• _WHAT YOU NEED TO DO_
Take the listing from its first line through the line that contains "plt.rcParams['font.family'] = ['Liberation" and please retype those lines exactly, leaving out the pictures.

• _SOURCE DATA_
+--
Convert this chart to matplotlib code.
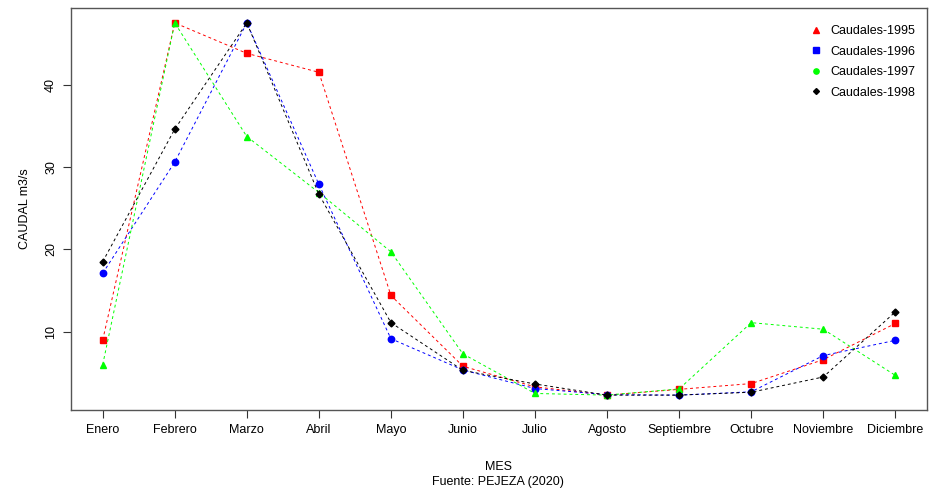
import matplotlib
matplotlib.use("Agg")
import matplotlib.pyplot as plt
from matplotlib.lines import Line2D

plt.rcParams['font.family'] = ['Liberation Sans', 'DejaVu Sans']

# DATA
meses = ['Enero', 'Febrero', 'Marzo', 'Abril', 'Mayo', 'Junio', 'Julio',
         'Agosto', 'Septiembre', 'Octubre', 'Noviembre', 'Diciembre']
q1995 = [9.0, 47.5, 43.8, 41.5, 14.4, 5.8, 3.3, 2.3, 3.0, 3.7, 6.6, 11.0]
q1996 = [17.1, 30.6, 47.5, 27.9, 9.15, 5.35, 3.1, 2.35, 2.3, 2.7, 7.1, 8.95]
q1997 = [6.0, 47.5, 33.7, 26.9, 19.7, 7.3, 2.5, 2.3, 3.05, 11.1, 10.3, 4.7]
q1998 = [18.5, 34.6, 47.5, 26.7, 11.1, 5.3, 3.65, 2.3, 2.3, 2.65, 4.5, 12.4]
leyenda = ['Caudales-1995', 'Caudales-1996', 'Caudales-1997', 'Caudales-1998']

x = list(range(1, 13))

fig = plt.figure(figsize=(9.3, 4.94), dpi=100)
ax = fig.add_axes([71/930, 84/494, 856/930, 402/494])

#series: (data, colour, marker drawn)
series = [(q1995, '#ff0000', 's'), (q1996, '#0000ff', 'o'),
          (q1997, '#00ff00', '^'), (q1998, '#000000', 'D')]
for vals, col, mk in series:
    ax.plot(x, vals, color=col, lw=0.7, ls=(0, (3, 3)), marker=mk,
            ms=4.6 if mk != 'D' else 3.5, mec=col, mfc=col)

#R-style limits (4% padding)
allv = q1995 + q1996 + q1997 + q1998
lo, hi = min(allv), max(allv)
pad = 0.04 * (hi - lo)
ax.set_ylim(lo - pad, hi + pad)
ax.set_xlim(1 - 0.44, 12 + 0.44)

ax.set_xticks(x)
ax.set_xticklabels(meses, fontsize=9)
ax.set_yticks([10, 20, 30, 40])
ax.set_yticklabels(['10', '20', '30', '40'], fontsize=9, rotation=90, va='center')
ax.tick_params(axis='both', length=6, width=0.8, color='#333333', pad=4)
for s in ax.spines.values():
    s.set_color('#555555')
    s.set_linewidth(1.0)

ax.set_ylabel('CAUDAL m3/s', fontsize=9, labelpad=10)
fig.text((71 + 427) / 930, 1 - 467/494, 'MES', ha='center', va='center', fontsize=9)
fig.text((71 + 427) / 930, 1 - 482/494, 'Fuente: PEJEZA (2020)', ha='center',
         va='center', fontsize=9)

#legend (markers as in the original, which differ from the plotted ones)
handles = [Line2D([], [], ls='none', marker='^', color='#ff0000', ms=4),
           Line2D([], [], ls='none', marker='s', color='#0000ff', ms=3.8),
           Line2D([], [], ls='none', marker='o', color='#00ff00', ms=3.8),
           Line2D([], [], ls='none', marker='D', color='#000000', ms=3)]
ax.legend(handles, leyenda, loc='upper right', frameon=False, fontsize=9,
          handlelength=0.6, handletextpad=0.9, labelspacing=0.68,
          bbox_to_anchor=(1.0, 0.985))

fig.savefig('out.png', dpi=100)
+--
• _RESULT FOR THIS TASK_
Convert this chart to matplotlib code.
import matplotlib
matplotlib.use("Agg")
import matplotlib.pyplot as plt
from matplotlib.lines import Line2D

plt.rcParams['font.family'] = ['Liberation Sans', 'DejaVu Sans']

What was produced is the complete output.